วันพฤหัสบดีที่ 9 กรกฎาคม พ.ศ. 2552

Musical Patterns Two

My Korean composition professor, who is a big fan of Eastern European classical music especially the Polish composer Lutoslavski, told me to write ALL of my rhythms for classical music using the golden mean/fibonacci series in a certain way. Where, for example, 3/4s of the way through there was some variety within two measures. Then again at 3/4s through 4 measures which includes the first two already discussed. And again at 3/4s through 8 measures.

Anyway, if you’re so inclined to search for meaning within mathematical "systems", I came across this page which has about 147 number sequences 1/3rd of the way down the page.

http://www.research.att.com/~njas/sequences/Seis.html

Here is another one with probably thousands:

http://www.research.att.com/~njas/sequences/Sindx_Aa.html

Not all of them seem musically useful to me and I only looked at the one’s with an asterisk which are supposed to be frequently resorted to by mathematicians making them more important in the math world.

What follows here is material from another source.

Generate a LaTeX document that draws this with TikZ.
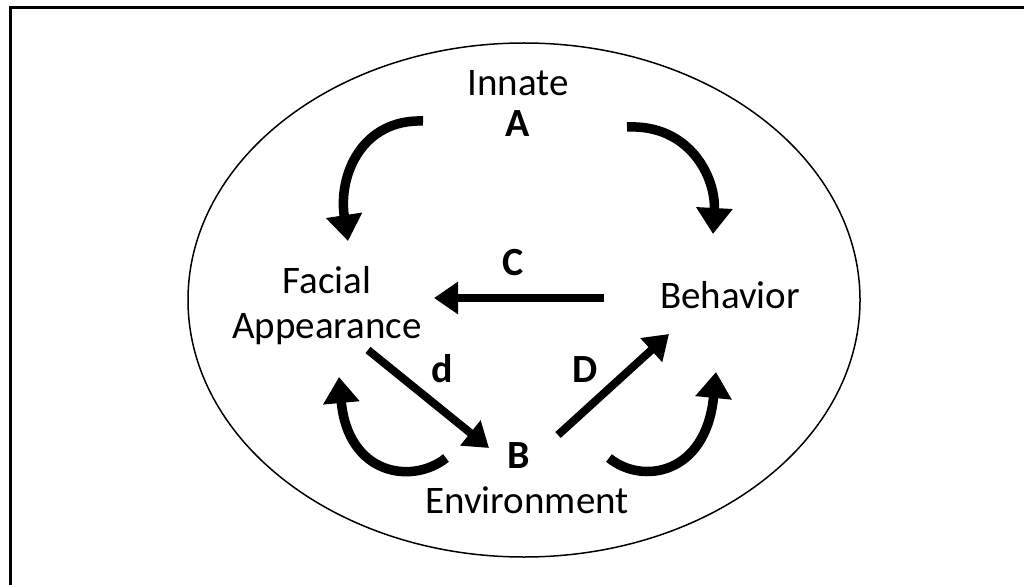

How to translate these into musically meaningful ideas will be the topic of the next posts in this thread.

One definition of a pattern is: a succession of local similarities.

Pattern recognition software such as speech recognition, or face recognition use some of the same things we’ll be talking about here. There is also software for identifying patterns within music, which can be difficult because sometimes a repetition of a pattern is so altered that it could just as easily be defined as a new pattern.

They usually say that musical patterns are based on contour, pitches and rhythm. Once a pattern is identified, the third repetition of a pattern can be found merely from it’s contour even if the melodic and rhythmic aspects are significantly distorted.

A note or group of notes make poorly perceptible patterns only when they cannot be related to more salient patterns. Simple suffixes and prefixes of patterns cannot be considered new patterns.

The importance of a pattern within the music is a product of it’s length and the frequency of it’s recurrence. Another musical pattern they talk about is that the degree of slowing reflects the importance of a boundary. So, if either you’re playing a longer note such as a whole note at the end of a tune, that usually signifies it’s the most important boundary in the composition, or if the tune is performing a ritardando after the climax and approaching the final pitch and rhythmic event.

Some of the most basic patterns in music are if a note begins and ends a piece.

If it’s in a metrically important position, is louder than the rest and if it’s accented.

If it has a long duration and if it’s repeated.

If it’s the highest lowers or pivotal within a defining pattern.

Or a member of the harmonic relations, octave, fifth or fourth even if they are only consecutive.

More complex patterns would be motifs, antecedent phrases, consequent phrases, and sections.